Chaudry’s blog isn’t the only place one can score a Serial fix between episodes. On Tuesday, Rabia’s younger brother Saad, one of Adnan’s best friends, participated in an Ask Me Anything thread on Reddit. He approached the case with the same assumptions as his sister—that Adnan “was a victim of shoddy police work, shoddy attorney work and discrimination.” Many of the insights he shared implicated Jay. Saad and Adnan “did both know that Hae was going to confront Jay about his infidelities with Stephanie so that may have been a motive,” he wrote. As for Stephanie, “I would actually love to hear her side of the story, she dropped Adnan like a bad habit when he got locked up.” At one point, Saad says that he doesn’t “really care if what I say spoils listeners experience, this is real life to me,” and Rabia chimes in. “No Saad, no spoilers! We should honor TAL’s work! That’s what I’m doing in my blog, so please also do the same. Otherwise I’m telling mom and dad on you.”
The blog and the subreddits can’t match the podcast’s eerie power to enthrall—they aren’t carefully shaped narratives, and they don’t provide the intimacy of someone’s voice in your ear. But they deliver more of the everyday minutiae that Serial insists is part even of murder cases. (Curious about the lower depths of the rabbit hole? Read this bewildering subreddit in which a “childhood contact” of the Syeds comes forward to assert that Adnan is a psychopath.) Most crucially, they perform a service that Koenig dodges again and again: They tell you what to think.

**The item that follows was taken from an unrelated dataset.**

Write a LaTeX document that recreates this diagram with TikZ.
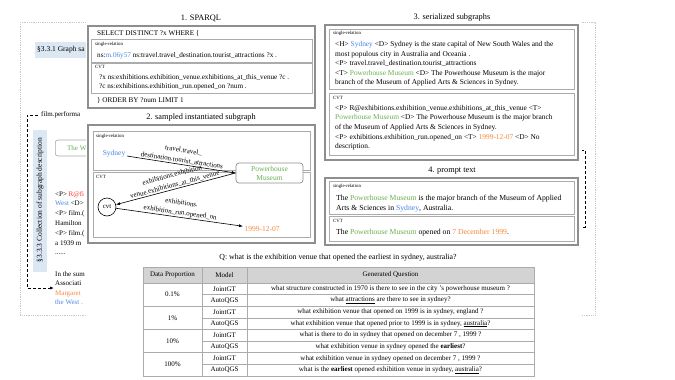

This gesture—the Chaudrys will scratch your certainty itch—is satisfying in a way Rabia and Saad may not have anticipated. My Serial trajectory so far: First, I was convinced Jay did it. Then I realized I just ardently wanted to be convinced that Jay did it. Now I know I just ardently want to be convinced of something. I’m hungry for conviction, in both senses, but I’m no picky eater: Jay, the drug-dealing “criminal element of Woodlawn,” is a beguiling suspect, but I’d be equally satisfied if all arrows pointed to Adnan. It is odd and not altogether pleasant to notice this fact while reading Chaudry’s activist blog, Saad’s earnest AMA. What becomes crystal clear is the difference between being a voyeur and being involved. No matter how the arc of Serial turns, we listeners “win.” Back in real life, though, most everyone’s already lost.